** begin Provided data **

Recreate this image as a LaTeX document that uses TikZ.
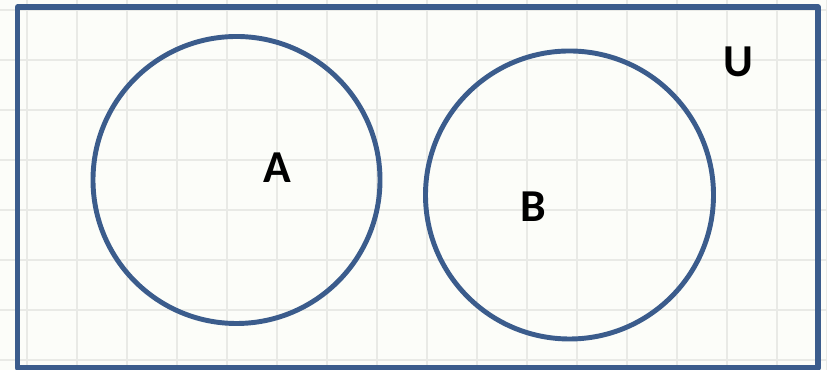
\documentclass[tikz,border=0pt]{standalone}
\usepackage{fontspec}
\setmainfont{Carlito}
\definecolor{setblue}{RGB}{59,92,140}
\definecolor{paper}{RGB}{252,253,249}
\definecolor{gridgray}{RGB}{233,234,230}
\begin{document}
\begin{tikzpicture}[line join=round,line cap=round,font=\fontsize{26}{30}\selectfont\bfseries,
	setline/.style={draw=setblue,line width=2.8pt}]
			\fill[paper] (0,0) rectangle (16.54,7.4);
			\useasboundingbox (0,0) rectangle (16.54,7.4);
			\foreach \x in {0.54,1.54,...,16.54} \draw[gridgray,line width=.7pt] (\x,0) -- (\x,7.4);
			\foreach \y in {0.2,1.2,...,7.2} \draw[gridgray,line width=.7pt] (0,\y) -- (16.54,\y);
			\draw[setline,line width=3pt] (0.35,0.04) rectangle (16.36,7.26);
			\draw[setline] (4.73,3.8) circle (2.87);
			\draw[setline] (11.39,3.5) circle (2.88);
			\path 
			(5.54,4.04)node(A){A} (10.66,3.26)node(B){B}
			(14.76,6.16)node(U){U};
	\end{tikzpicture}
\end{document}
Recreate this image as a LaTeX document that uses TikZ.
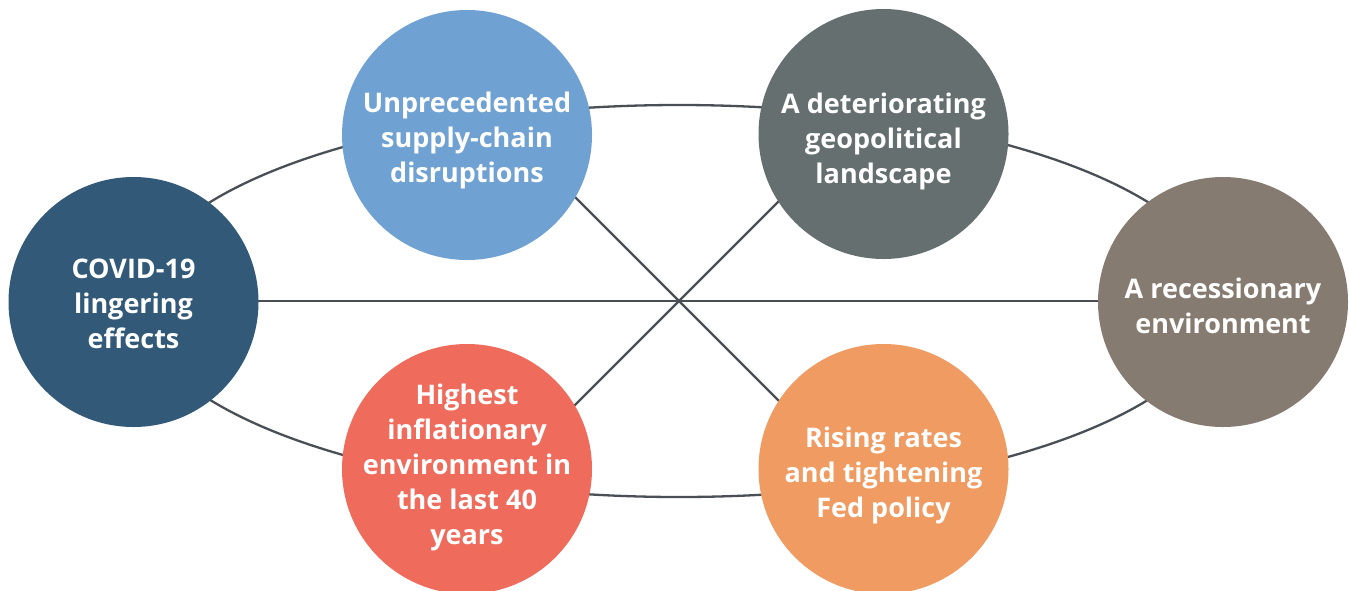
\documentclass[tikz,border=0pt]{standalone}
\usepackage{fontspec}
\setmainfont{Open Sans}
\definecolor{cCovid}{HTML}{325A78}
\definecolor{cSupply}{HTML}{6FA1D2}
\definecolor{cGeo}{HTML}{666F70}
\definecolor{cRec}{HTML}{867B70}
\definecolor{cInfl}{HTML}{EF6B5C}
\definecolor{cRate}{HTML}{EF9B62}
\definecolor{cLine}{HTML}{4A4F55}
\tikzset{
  bubble/.style={circle, minimum size=250pt, inner sep=0pt},
  label text/.style={inner sep=0pt, text=white, align=center, anchor=base,
    font=\fontsize{27}{35}\selectfont\bfseries},
  link/.style={draw=cLine, line width=2.3pt}
}
\begin{document}
\begin{tikzpicture}[x=1pt,y=-1pt]
\useasboundingbox (0,0) rectangle (1349,590);
% connectors
\coordinate (mid) at (679,301);
\draw[link] (mid) ellipse [x radius=543, y radius=196];
\coordinate (cl) at (133,301);
\coordinate (cr) at (1223,301);
\draw[link] (cl) -- (cr);
\coordinate (a1) at (550,172);
\coordinate (a2) at (808,430);
\coordinate (b1) at (808,172);
\coordinate (b2) at (550,430);
\draw[link] (a1) -- (a2);
\draw[link] (b1) -- (b2);
% bubbles
\node[bubble, fill=cCovid] (covid) at (133.5,302) {};
\node[bubble, fill=cSupply] (supply) at (467,135) {};
\node[bubble, fill=cGeo] (geo) at (883.5,134) {};
\node[bubble, fill=cRec] (rec) at (1223,302) {};
\node[bubble, fill=cInfl] (infl) at (467,469) {};
\node[bubble, fill=cRate] (rate) at (883.5,469) {};
% labels (anchored at the baseline of the last line)
\node[label text] (tcovid) at (133.5,348.5) {COVID-19\\lingering\\effects};
\node[label text] (tsupply) at (467,182.5) {Unprecedented\\supply-chain\\disruptions};
\node[label text] (tgeo) at (883.5,183.5) {A deteriorating\\geopolitical\\landscape};
\node[label text] (trec) at (1223,333) {A recessionary\\environment};
\node[label text] (tinfl) at (467,544) {Highest\\inflationary\\environment in\\the last 40\\years};
\node[label text] (trate) at (883.5,517) {Rising rates\\and tightening\\Fed policy};
\end{tikzpicture}
\end{document}
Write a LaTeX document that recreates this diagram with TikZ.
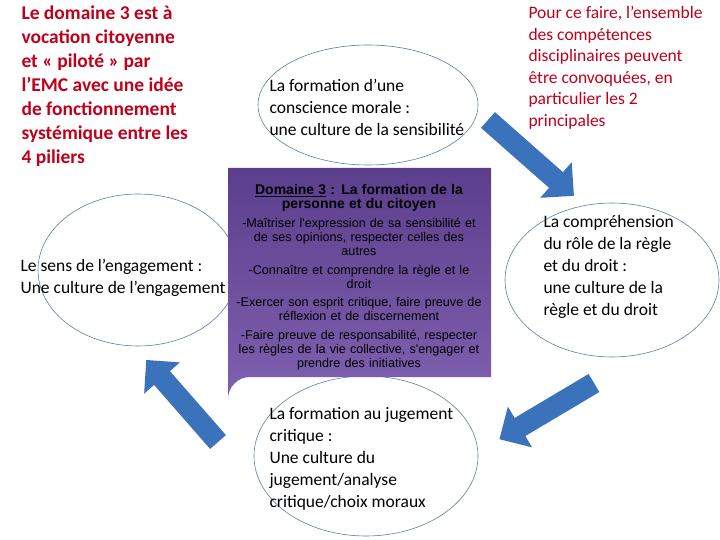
\documentclass[tikz,border=0pt]{standalone}
\usepackage{fontspec}
\setmainfont{Carlito}
\newfontfamily\arialf{Liberation Sans}
\usetikzlibrary{arrows.meta}
\definecolor{myred}{HTML}{C0001A}
\definecolor{eline}{HTML}{5A7FA0}
\definecolor{arrowblue}{HTML}{3A72BC}
\definecolor{purpA}{HTML}{5C3F8C}
\definecolor{purpB}{HTML}{8060B0}
\tikzset{
  etext/.style={align=left, font=\fontsize{17.5}{22}\selectfont, anchor=west},
  bigarrow/.style={line width=21pt, arrowblue, -{Triangle[width=46pt,length=24pt]}, shorten >=-24pt},
}
\begin{document}
\begin{tikzpicture}[x=1pt,y=-1pt]
\useasboundingbox (0,0) rectangle (720,540);
% ellipses
\draw[eline, line width=0.6pt] (368,105) ellipse [x radius=110, y radius=60];
\draw[eline, line width=0.6pt] (138,270) ellipse [x radius=100, y radius=76];
\draw[eline, line width=0.6pt] (612,280) ellipse [x radius=107, y radius=77];
\draw[eline, line width=0.6pt] (366,456) ellipse [x radius=112, y radius=80];
% center box
\shade[top color=purpA, bottom color=purpB]
  (228,168) -- (491,168) -- (491,377) -- (250,377) arc[start angle=270, end angle=180, radius=22] -- cycle;
\node (box) at (359,277) [align=center, text width=258pt, font=\arialf\fontsize{12.6}{13.8}\selectfont] {%
  {\fontsize{14}{17}\selectfont\bfseries \underline{Domaine 3} : La formation de la\\ personne et du citoyen}\\[6pt]
  -Maîtriser l'expression de sa sensibilité et\\ de ses opinions, respecter celles des\\ autres\\[5pt]
  -Connaître et comprendre la règle et le\\ droit\\[5pt]
  -Exercer son esprit critique, faire preuve de\\ réflexion et de discernement\\[5pt]
  -Faire preuve de responsabilité, respecter\\ les règles de la vie collective, s'engager et\\ prendre des initiatives};
% ellipse texts
\node[etext] (t1) at (266,107) {La formation d’une\\ conscience morale :\\ une culture de la sensibilité};
\node[etext] (t2) at (17,278) {Le sens de l’engagement :\\ Une culture de l’engagement};
\node[etext] (t3) at (540,267) {La compréhension\\ du rôle de la règle\\ et du droit :\\ une culture de la\\ règle et du droit};
\node[etext] (t4) at (266,459) {La formation au jugement\\ critique :\\ Une culture du\\ jugement/analyse\\ critique/choix moraux};
% corner texts
\node[align=left, anchor=north west, text=myred, font=\bfseries\fontsize{19.5}{24}\selectfont] (tl) at (18,2)
 {Le domaine 3 est à\\ vocation citoyenne\\ et « piloté » par\\ l’EMC avec une idée\\ de fonctionnement\\ systémique entre les\\ 4 piliers};
\node[align=left, anchor=north west, text=myred, font=\fontsize{17.5}{21.5}\selectfont] (tr) at (525,3)
 {Pour ce faire, l’ensemble\\ des compétences\\ disciplinaires peuvent\\ être convoquées, en\\ particulier les 2\\ principales};
% arrows
\coordinate (a1s) at (488,120); \coordinate (a1e) at (556,180);
\coordinate (a2s) at (594,383); \coordinate (a2e) at (520,427);
\coordinate (a3s) at (218,442); \coordinate (a3e) at (162,378);
\draw[bigarrow] (a1s) -- (a1e);
\draw[bigarrow] (a2s) -- (a2e);
\draw[bigarrow] (a3s) -- (a3e);
\end{tikzpicture}
\end{document}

** end Provided data **

Directions:
Can the entries above be repeated exactly, without their pictures?

Correct answer:
Recreate this image as a LaTeX document that uses TikZ.
\documentclass[tikz,border=0pt]{standalone}
\usepackage{fontspec}
\setmainfont{Carlito}
\definecolor{setblue}{RGB}{59,92,140}
\definecolor{paper}{RGB}{252,253,249}
\definecolor{gridgray}{RGB}{233,234,230}
\begin{document}
\begin{tikzpicture}[line join=round,line cap=round,font=\fontsize{26}{30}\selectfont\bfseries,
	setline/.style={draw=setblue,line width=2.8pt}]
			\fill[paper] (0,0) rectangle (16.54,7.4);
			\useasboundingbox (0,0) rectangle (16.54,7.4);
			\foreach \x in {0.54,1.54,...,16.54} \draw[gridgray,line width=.7pt] (\x,0) -- (\x,7.4);
			\foreach \y in {0.2,1.2,...,7.2} \draw[gridgray,line width=.7pt] (0,\y) -- (16.54,\y);
			\draw[setline,line width=3pt] (0.35,0.04) rectangle (16.36,7.26);
			\draw[setline] (4.73,3.8) circle (2.87);
			\draw[setline] (11.39,3.5) circle (2.88);
			\path 
			(5.54,4.04)node(A){A} (10.66,3.26)node(B){B}
			(14.76,6.16)node(U){U};
	\end{tikzpicture}
\end{document}
Recreate this image as a LaTeX document that uses TikZ.
\documentclass[tikz,border=0pt]{standalone}
\usepackage{fontspec}
\setmainfont{Open Sans}
\definecolor{cCovid}{HTML}{325A78}
\definecolor{cSupply}{HTML}{6FA1D2}
\definecolor{cGeo}{HTML}{666F70}
\definecolor{cRec}{HTML}{867B70}
\definecolor{cInfl}{HTML}{EF6B5C}
\definecolor{cRate}{HTML}{EF9B62}
\definecolor{cLine}{HTML}{4A4F55}
\tikzset{
  bubble/.style={circle, minimum size=250pt, inner sep=0pt},
  label text/.style={inner sep=0pt, text=white, align=center, anchor=base,
    font=\fontsize{27}{35}\selectfont\bfseries},
  link/.style={draw=cLine, line width=2.3pt}
}
\begin{document}
\begin{tikzpicture}[x=1pt,y=-1pt]
\useasboundingbox (0,0) rectangle (1349,590);
% connectors
\coordinate (mid) at (679,301);
\draw[link] (mid) ellipse [x radius=543, y radius=196];
\coordinate (cl) at (133,301);
\coordinate (cr) at (1223,301);
\draw[link] (cl) -- (cr);
\coordinate (a1) at (550,172);
\coordinate (a2) at (808,430);
\coordinate (b1) at (808,172);
\coordinate (b2) at (550,430);
\draw[link] (a1) -- (a2);
\draw[link] (b1) -- (b2);
% bubbles
\node[bubble, fill=cCovid] (covid) at (133.5,302) {};
\node[bubble, fill=cSupply] (supply) at (467,135) {};
\node[bubble, fill=cGeo] (geo) at (883.5,134) {};
\node[bubble, fill=cRec] (rec) at (1223,302) {};
\node[bubble, fill=cInfl] (infl) at (467,469) {};
\node[bubble, fill=cRate] (rate) at (883.5,469) {};
% labels (anchored at the baseline of the last line)
\node[label text] (tcovid) at (133.5,348.5) {COVID-19\\lingering\\effects};
\node[label text] (tsupply) at (467,182.5) {Unprecedented\\supply-chain\\disruptions};
\node[label text] (tgeo) at (883.5,183.5) {A deteriorating\\geopolitical\\landscape};
\node[label text] (trec) at (1223,333) {A recessionary\\environment};
\node[label text] (tinfl) at (467,544) {Highest\\inflationary\\environment in\\the last 40\\years};
\node[label text] (trate) at (883.5,517) {Rising rates\\and tightening\\Fed policy};
\end{tikzpicture}
\end{document}
Write a LaTeX document that recreates this diagram with TikZ.
\documentclass[tikz,border=0pt]{standalone}
\usepackage{fontspec}
\setmainfont{Carlito}
\newfontfamily\arialf{Liberation Sans}
\usetikzlibrary{arrows.meta}
\definecolor{myred}{HTML}{C0001A}
\definecolor{eline}{HTML}{5A7FA0}
\definecolor{arrowblue}{HTML}{3A72BC}
\definecolor{purpA}{HTML}{5C3F8C}
\definecolor{purpB}{HTML}{8060B0}
\tikzset{
  etext/.style={align=left, font=\fontsize{17.5}{22}\selectfont, anchor=west},
  bigarrow/.style={line width=21pt, arrowblue, -{Triangle[width=46pt,length=24pt]}, shorten >=-24pt},
}
\begin{document}
\begin{tikzpicture}[x=1pt,y=-1pt]
\useasboundingbox (0,0) rectangle (720,540);
% ellipses
\draw[eline, line width=0.6pt] (368,105) ellipse [x radius=110, y radius=60];
\draw[eline, line width=0.6pt] (138,270) ellipse [x radius=100, y radius=76];
\draw[eline, line width=0.6pt] (612,280) ellipse [x radius=107, y radius=77];
\draw[eline, line width=0.6pt] (366,456) ellipse [x radius=112, y radius=80];
% center box
\shade[top color=purpA, bottom color=purpB]
  (228,168) -- (491,168) -- (491,377) -- (250,377) arc[start angle=270, end angle=180, radius=22] -- cycle;
\node (box) at (359,277) [align=center, text width=258pt, font=\arialf\fontsize{12.6}{13.8}\selectfont] {%
  {\fontsize{14}{17}\selectfont\bfseries \underline{Domaine 3} : La formation de la\\ personne et du citoyen}\\[6pt]
  -Maîtriser l'expression de sa sensibilité et\\ de ses opinions, respecter celles des\\ autres\\[5pt]
  -Connaître et comprendre la règle et le\\ droit\\[5pt]
  -Exercer son esprit critique, faire preuve de\\ réflexion et de discernement\\[5pt]
  -Faire preuve de responsabilité, respecter\\ les règles de la vie collective, s'engager et\\ prendre des initiatives};
% ellipse texts
\node[etext] (t1) at (266,107) {La formation d’une\\ conscience morale :\\ une culture de la sensibilité};
\node[etext] (t2) at (17,278) {Le sens de l’engagement :\\ Une culture de l’engagement};
\node[etext] (t3) at (540,267) {La compréhension\\ du rôle de la règle\\ et du droit :\\ une culture de la\\ règle et du droit};
\node[etext] (t4) at (266,459) {La formation au jugement\\ critique :\\ Une culture du\\ jugement/analyse\\ critique/choix moraux};
% corner texts
\node[align=left, anchor=north west, text=myred, font=\bfseries\fontsize{19.5}{24}\selectfont] (tl) at (18,2)
 {Le domaine 3 est à\\ vocation citoyenne\\ et « piloté » par\\ l’EMC avec une idée\\ de fonctionnement\\ systémique entre les\\ 4 piliers};
\node[align=left, anchor=north west, text=myred, font=\fontsize{17.5}{21.5}\selectfont] (tr) at (525,3)
 {Pour ce faire, l’ensemble\\ des compétences\\ disciplinaires peuvent\\ être convoquées, en\\ particulier les 2\\ principales};
% arrows
\coordinate (a1s) at (488,120); \coordinate (a1e) at (556,180);
\coordinate (a2s) at (594,383); \coordinate (a2e) at (520,427);
\coordinate (a3s) at (218,442); \coordinate (a3e) at (162,378);
\draw[bigarrow] (a1s) -- (a1e);
\draw[bigarrow] (a2s) -- (a2e);
\draw[bigarrow] (a3s) -- (a3e);
\end{tikzpicture}
\end{document}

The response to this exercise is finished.